Energy Demand Forecasting
A 24-hour ahead electricity demand forecasting pipeline with feature engineering, rolling-origin validation, tree-based models, and uncertainty estimation — focused on reproducible ML evaluation.
Project image coming soon
Overview
A full machine learning pipeline for forecasting electricity demand 24 hours ahead. Built with an emphasis on reproducible experimentation, practical evaluation methodology, and honest uncertainty estimation.
Problem
Short-term electricity demand forecasting is a high-stakes problem: poor predictions lead to waste, grid instability, or shortfalls. This project treats it as a rigorous applied ML problem — not just a modeling exercise.
Pipeline
- Data ingestion and cleaning: Handling missing values, timezone normalization, and anomaly flagging.
- Feature engineering: Calendar features, lagged demand, rolling statistics, and weather-derived signals.
- Baseline comparison: Naive persistence, seasonal naive, and linear regression as evaluation anchors.
- Model training: Gradient-boosted trees (XGBoost, LightGBM) with hyperparameter tuning.
- Rolling-origin validation: Time-respecting cross-validation to avoid lookahead leakage.
- Uncertainty estimation: Quantile regression for prediction intervals.
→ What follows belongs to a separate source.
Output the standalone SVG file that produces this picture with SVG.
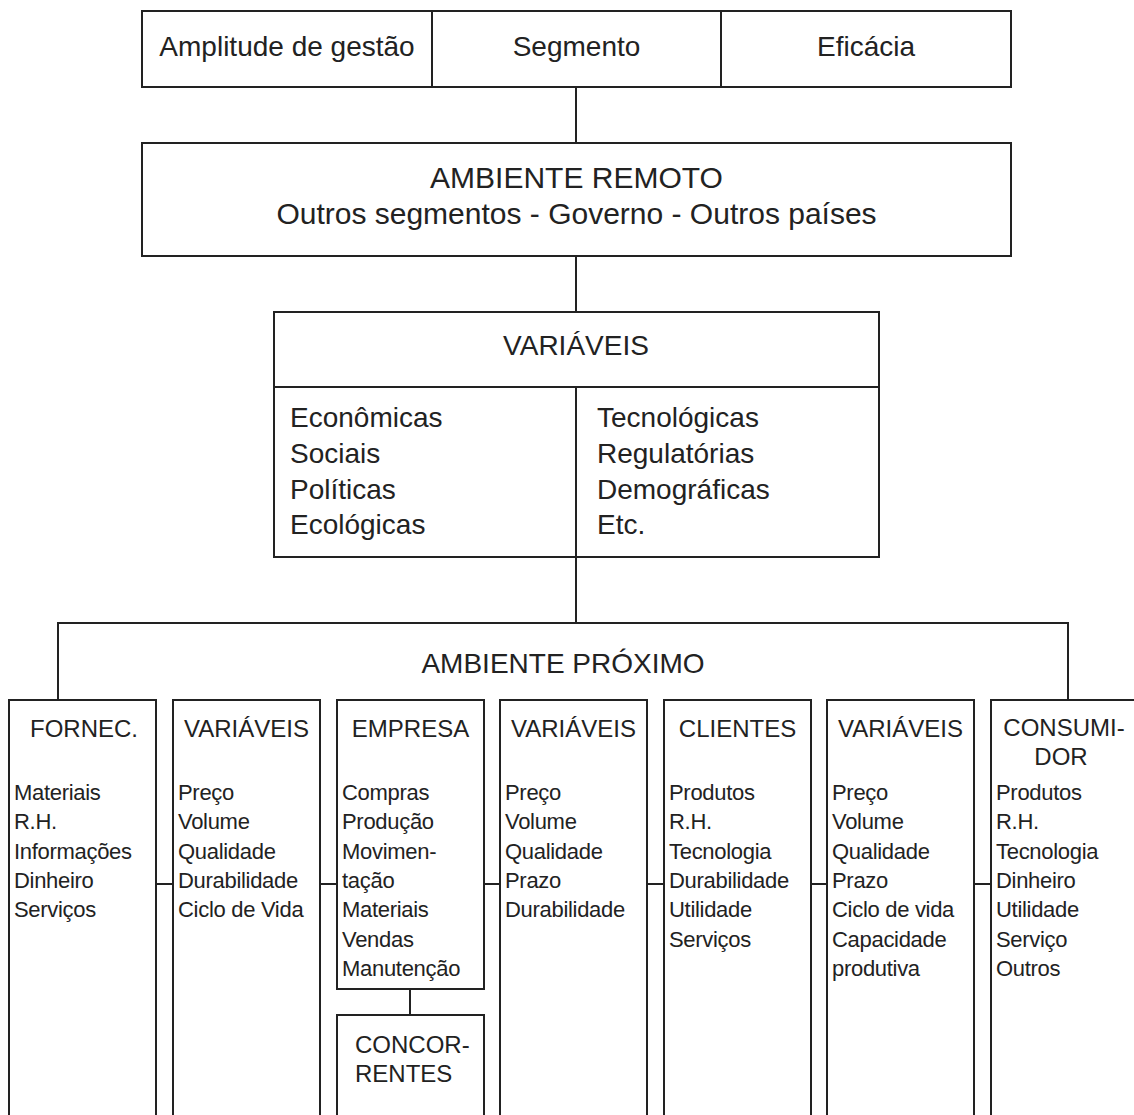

- Evaluation dashboard: Streamlit interface for visual inspection of forecasts and residuals.
Key Contributions
- Rigorous rolling-origin validation — not a simple train/test split
- Explicit comparison against multiple baselines before claiming model value
- Quantile regression for honest uncertainty communication
- Fully reproducible pipeline with seeded randomness and documented hyperparameters
Key Learnings
The most important design decision was the validation strategy. Rolling-origin evaluation surfaces failure modes that simple splits miss — especially when calendar patterns and regime changes interact. Proper baseline comparison is also underrated: a well-tuned seasonal naive is hard to beat consistently.